Why Is the Actual Amount Less Than Calculated?
You might find that the formula says 10,000 USDT, but the system only allows about 9,500 USDT. This is because:
Maintenance margin Binance reserves a portion as maintenance margin. Liquidation occurs at the maintenance margin level, so initial margin can't be fully used.
Fee reservation The system accounts for opening fees and potential closing fees, reserving that amount.
Funding rate Perpetual contracts have funding rate settlements, and the system reserves some buffer.
Position Size and Risk
This is the most important part. What you CAN open and what you SHOULD open are two different things.
Risk of going all-in
If you use all 1,000 USDT for 10x leverage:
- Position = 10,000 USDT
- ~10% adverse move triggers liquidation
- With fees and funding rates, 8-9% might be enough
BTC moving 5% in a day is normal; 10% isn't rare. Full-size 10x is essentially gambling.
Sensible position sizing
Professional traders typically follow these principles:
- Risk no more than 2-5% of total capital per trade
- Set a stop-loss, then reverse-engineer position size from the stop-loss level
- Better to size smaller and leave ample margin buffer
Reverse-Engineering Position Size from Stop-Loss
The more scientific approach: determine the stop-loss first, then calculate how much to open.

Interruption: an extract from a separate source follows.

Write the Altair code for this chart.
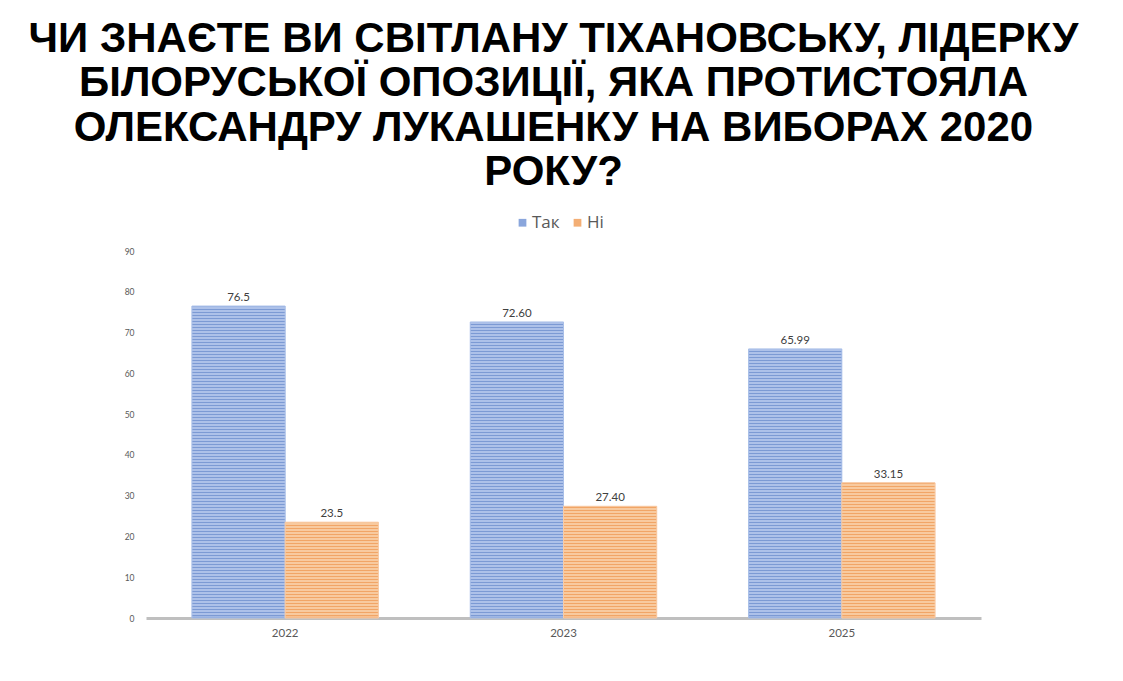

Formula: Position size = Acceptable loss / (Entry price - Stop-loss price)
Example:
- Total capital 1,000 USDT, max acceptable loss 50 USDT (5% risk control)
- BTC entry at 60,000, stop-loss at 59,000
- Position = 50 / (60,000 - 59,000) = 50 / 1,000 = 0.05 BTC
- Actual position value = 0.05 x 60,000 = 3,000 USDT
- Effectively only 3x leverage
This approach earns less per trade but keeps you alive much longer.
Binance Futures Calculator
The Binance app has a built-in futures calculator:
- Open the futures trading page
- Find the calculator icon (usually at the top or toolbar)
- Enter opening price, closing price, leverage, etc.
- Calculate P&L, liquidation price, target price, and more
Using this tool before opening positions gives you a clear picture of your risk.
Summary
Position size = Margin x Leverage / Coin price — but more importantly, use your stop-loss to reverse-engineer a sensible position. Never go all-in; leave yourself ample safety margin. Binance's futures calculator is a great tool — always run the numbers before placing orders.